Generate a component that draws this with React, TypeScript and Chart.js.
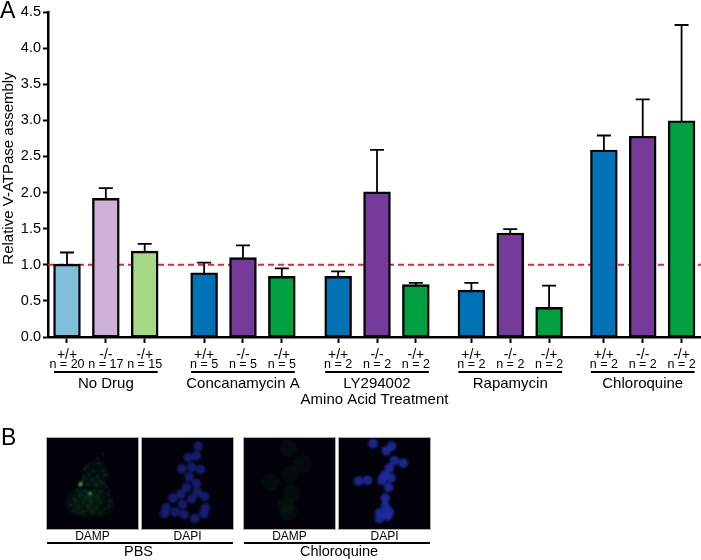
import React, { useEffect, useRef } from "react";
import { Chart, registerables } from "chart.js";

Chart.register(...registerables);

const FONT = '"Liberation Sans", Arial, sans-serif';

const groupNames = ["No Drug", "Concanamycin A", "LY294002", "Rapamycin", "Chloroquine"];
const groupStarts = [0, 3.53, 6.98, 10.41, 13.82];
const genotypes = ["+/+", "-/-", "-/+"];
const nCounts = [
  ["n = 20", "n = 17", "n = 15"],
  ["n = 5", "n = 5", "n = 5"],
  ["n = 2", "n = 2", "n = 2"],
  ["n = 2", "n = 2", "n = 2"],
  ["n = 2", "n = 2", "n = 2"],
];
const means = [
  [1.0, 1.91, 1.18],
  [0.88, 1.09, 0.83],
  [0.83, 2.0, 0.715],
  [0.64, 1.43, 0.4],
  [2.58, 2.77, 2.985],
];
const errorTops = [
  [1.17, 2.06, 1.29],
  [1.03, 1.27, 0.95],
  [0.91, 2.59, 0.75],
  [0.75, 1.495, 0.71],
  [2.79, 3.29, 4.32],
];
const lightColors = ["#80bfdc", "#cfb0d8", "#a5d986"];
const darkColors = ["#0073b6", "#763a9a", "#00a040"];
const referenceLevel = 1.0;

const nucleiPBS = [
  [63, 4], [51, 18], [61, 16], [43, 32], [55, 30], [66, 33], [52, 42], [61, 50], [49, 55], [62, 61], [42, 63],
  [71, 66], [32, 68], [55, 69], [44, 76], [24, 80], [72, 80], [22, 87], [35, 85], [46, 88], [70, 87], [59, 93],
];
const nucleiChloroquine = [
  [36, 1], [59, 4], [52, 10], [62, 22], [56, 31], [73, 25], [50, 40], [47, 46], [58, 43], [18, 47], [29, 46],
  [55, 55], [51, 68], [51, 78], [56, 85], [44, 86], [44, 93], [54, 90],
];
const specksPBS = [
  [66, 3], [58, 10], [60, 18], [42, 22], [38, 27], [52, 30], [66, 30], [45, 35], [58, 38], [70, 36], [36, 40],
  [50, 44], [63, 47], [33, 46], [28, 52], [31, 51], [42, 52], [56, 52], [68, 50], [72, 55], [25, 60], [38, 60],
  [52, 60], [62, 63], [76, 62], [46, 66], [30, 68], [40, 72], [58, 72], [74, 68], [20, 74], [24, 78], [35, 80],
  [48, 78], [64, 80], [78, 78], [15, 84], [28, 88], [42, 86], [56, 88], [70, 90], [20, 94], [34, 95], [50, 94],
  [62, 96], [76, 86],
];
const brightSpecksPBS = [[46, 66], [31, 51]];
const glowPBS = [[55, 35], [48, 60], [40, 82], [62, 82], [28, 80]];
const glowChloroquine = [[49, 2], [68, 23], [24, 48], [51, 37], [53, 63], [49, 89], [45, 80]];
const panelLabels = ["DAMP", "DAPI", "DAMP", "DAPI"];
const panelGroups = ["PBS", "Chloroquine"];
const yAxisTitle = "Relative V-ATPase assembly";

const allPositions = groupStarts.flatMap((s) => genotypes.map((_, i) => s + i));
const allMeans = means.flat();
const allTops = errorTops.flat();
const allNs = nCounts.flat();
const allColors = [...lightColors, ...darkColors, ...darkColors, ...darkColors, ...darkColors];

const overlay = {
  id: "overlay",
  beforeDatasetsDraw(chart: any) {
    const { ctx } = chart;
    ctx.save();
    ctx.fillStyle = "#000";
    ctx.textAlign = "left";
    ctx.textBaseline = "alphabetic";
    ctx.font = `23px ${FONT}`;
    ctx.fillText("A", 0, 18);
    ctx.fillText("B", 1, 445);
    ctx.translate(8.5, 168.5);
    ctx.rotate(-Math.PI / 2);
    ctx.textAlign = "center";
    ctx.textBaseline = "middle";
    ctx.font = `15px ${FONT}`;
    ctx.fillText(yAxisTitle, 0, 0);
    ctx.restore();
  },
  afterDatasetsDraw(chart: any) {
    const { ctx, scales } = chart;
    const x = scales.x;
    const y = scales.y;
    ctx.save();
    ctx.strokeStyle = "#000";
    ctx.lineWidth = 1.8;
    allPositions.forEach((p, i) => {
      const cx = x.getPixelForValue(p);
      const top = y.getPixelForValue(allTops[i]);
      const base = y.getPixelForValue(allMeans[i]);
      ctx.beginPath();
      ctx.moveTo(cx, base);
      ctx.lineTo(cx, top);
      ctx.moveTo(cx - 7, top);
      ctx.lineTo(cx + 7, top);
      ctx.stroke();
    });
    ctx.fillStyle = "#000";
    ctx.textAlign = "center";
    ctx.textBaseline = "middle";
    ctx.font = `12.5px ${FONT}`;
    allPositions.forEach((p, i) => {
      ctx.fillText(allNs[i], x.getPixelForValue(p), 364.5);
    });
    ctx.lineWidth = 2;
    groupNames.forEach((name, g) => {
      const l = x.getPixelForValue(groupStarts[g]) - 13;
      const r = x.getPixelForValue(groupStarts[g] + 2) + 13;
      ctx.beginPath();
      ctx.moveTo(l, 372);
      ctx.lineTo(r, 372);
      ctx.stroke();
      ctx.font = `15px ${FONT}`;
      ctx.fillText(name, (l + r) / 2, 383.5);
    });
    ctx.font = `12px ${FONT}`;
    [92.5, 187.5, 289.5, 384.5].forEach((cx, i) => ctx.fillText(panelLabels[i], cx, 536.5));
    ctx.beginPath();
    ctx.moveTo(47, 543);
    ctx.lineTo(233, 543);
    ctx.moveTo(244, 543);
    ctx.lineTo(430, 543);
    ctx.stroke();
    ctx.font = `14.5px ${FONT}`;
    ctx.fillText(panelGroups[0], 138.5, 552);
    ctx.fillText(panelGroups[1], 339, 552);
    ctx.restore();
  },
};

function MainChart() {
  const ref = useRef<HTMLCanvasElement>(null);
  useEffect(() => {
    const chart = new Chart(ref.current as any, {
      type: "bar",
      data: {
        datasets: [
          {
            type: "line",
            data: [
              { x: -0.489, y: referenceLevel },
              { x: 16.32, y: referenceLevel },
            ],
            borderColor: "#e8262c",
            borderWidth: 2,
            borderDash: [6, 4],
            pointRadius: 0,
            order: 2,
          },
          {
            type: "bar",
            data: allPositions.map((p, i) => ({ x: p, y: allMeans[i] })),
            backgroundColor: allColors,
            borderColor: "#000",
            borderWidth: 2.4,
            borderSkipped: false,
            inflateAmount: 1,
            barThickness: 25.5,
            order: 1,
          },
        ] as any,
      },
      options: {
        animation: false,
        responsive: false,
        devicePixelRatio: 1,
        layout: { padding: { top: 12, bottom: 151, left: 0, right: 0 } },
        plugins: { legend: { display: false }, tooltip: { enabled: false } },
        scales: {
          x: {
            type: "linear",
            min: -0.489,
            max: 16.32,
            offset: false,
            afterFit: (s: any) => {
              s.height = 72;
            },
            afterBuildTicks: (s: any) => {
              s.ticks = allPositions.map((value) => ({ value }));
            },
            grid: {
              offset: false,
              drawOnChartArea: false,
              drawTicks: true,
              tickLength: 6,
              tickWidth: 2,
              tickColor: "#000",
            },
            border: { display: true, color: "#000", width: 2.5 },
            ticks: {
              autoSkip: false,
              maxRotation: 0,
              minRotation: 0,
              padding: 4,
              color: "#000",
              font: { family: FONT, size: 14 },
              callback: (v: any) => genotypes[allPositions.indexOf(v) % 3],
            },
            title: {
              display: true,
              text: "Amino Acid Treatment",
              color: "#000",
              font: { family: FONT, size: 15 },
              padding: 0,
            },
          },
          y: {
            min: 0,
            max: 4.5,
            afterFit: (s: any) => {
              s.width = 48;
            },
            grid: { drawOnChartArea: false, drawTicks: true, tickLength: 5, tickWidth: 2, tickColor: "#000" },
            border: { display: true, color: "#000", width: 2.5 },
            ticks: {
              stepSize: 0.5,
              padding: 2,
              color: "#000",
              font: { family: FONT, size: 14.5 },
              callback: (v: any) => Number(v).toFixed(1),
            },
          },
        },
      } as any,
      plugins: [overlay],
    });
    return () => chart.destroy();
  }, []);
  return <canvas ref={ref} width={701} height={560} style={{ display: "block", position: "absolute", left: 0, top: 0 }} />;
}

function Micrograph({ left, sets }: { left: number; sets: any[] }) {
  const ref = useRef<HTMLCanvasElement>(null);
  useEffect(() => {
    const chart = new Chart(ref.current as any, {
      type: "bubble",
      data: {
        datasets: sets.map((s) => ({
          data: s.points.map((p: number[]) => ({ x: p[0], y: p[1], r: s.r })),
          backgroundColor: s.color,
          borderWidth: 0,
          clip: false,
        })),
      },
      options: {
        animation: false,
        responsive: false,
        devicePixelRatio: 1,
        layout: { padding: 0 },
        plugins: { legend: { display: false }, tooltip: { enabled: false } },
        scales: {
          x: { display: false, min: 0, max: 100 },
          y: { display: false, min: 0, max: 100, reverse: true },
        },
      } as any,
    });
    return () => chart.destroy();
  }, []);
  return (
    <div
      style={{
        position: "absolute",
        left,
        top: 438,
        width: 91,
        height: 91,
        background: "#02020a",
        outline: "1px solid #aaa",
        overflow: "hidden",
      }}
    >
      <canvas ref={ref} width={91} height={91} style={{ display: "block", filter: "blur(0.8px)" }} />
    </div>
  );
}

export default function App() {
  return (
    <div style={{ position: "absolute", left: 0, top: 0, width: 701, height: 560, background: "#fff" }}>
      <MainChart />
      <Micrograph
        left={47}
        sets={[
          { points: glowPBS, r: 14, color: "rgba(20,70,30,0.16)" },
          { points: specksPBS, r: 0.9, color: "rgba(45,150,70,0.6)" },
          { points: brightSpecksPBS, r: 1.8, color: "rgba(120,255,150,0.95)" },
        ]}
      />
      <Micrograph left={142} sets={[{ points: nucleiPBS, r: 4.8, color: "rgba(30,36,140,0.75)" }]} />
      <Micrograph left={244} sets={[{ points: glowChloroquine, r: 9, color: "rgba(15,50,25,0.2)" }]} />
      <Micrograph left={339} sets={[{ points: nucleiChloroquine, r: 4.8, color: "rgba(35,48,175,0.8)" }]} />
    </div>
  );
}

### [WRITTEN PROBLEM]
Every line from the start of the listing above through the line with "const referenceLevel = 1.0;" should be repeated exactly; skip the pictures and add nothing else.

### [RESPONSE FOR THIS EXERCISE]
Generate a component that draws this with React, TypeScript and Chart.js.
import React, { useEffect, useRef } from "react";
import { Chart, registerables } from "chart.js";

Chart.register(...registerables);

const FONT = '"Liberation Sans", Arial, sans-serif';

const groupNames = ["No Drug", "Concanamycin A", "LY294002", "Rapamycin", "Chloroquine"];
const groupStarts = [0, 3.53, 6.98, 10.41, 13.82];
const genotypes = ["+/+", "-/-", "-/+"];
const nCounts = [
  ["n = 20", "n = 17", "n = 15"],
  ["n = 5", "n = 5", "n = 5"],
  ["n = 2", "n = 2", "n = 2"],
  ["n = 2", "n = 2", "n = 2"],
  ["n = 2", "n = 2", "n = 2"],
];
const means = [
  [1.0, 1.91, 1.18],
  [0.88, 1.09, 0.83],
  [0.83, 2.0, 0.715],
  [0.64, 1.43, 0.4],
  [2.58, 2.77, 2.985],
];
const errorTops = [
  [1.17, 2.06, 1.29],
  [1.03, 1.27, 0.95],
  [0.91, 2.59, 0.75],
  [0.75, 1.495, 0.71],
  [2.79, 3.29, 4.32],
];
const lightColors = ["#80bfdc", "#cfb0d8", "#a5d986"];
const darkColors = ["#0073b6", "#763a9a", "#00a040"];
const referenceLevel = 1.0;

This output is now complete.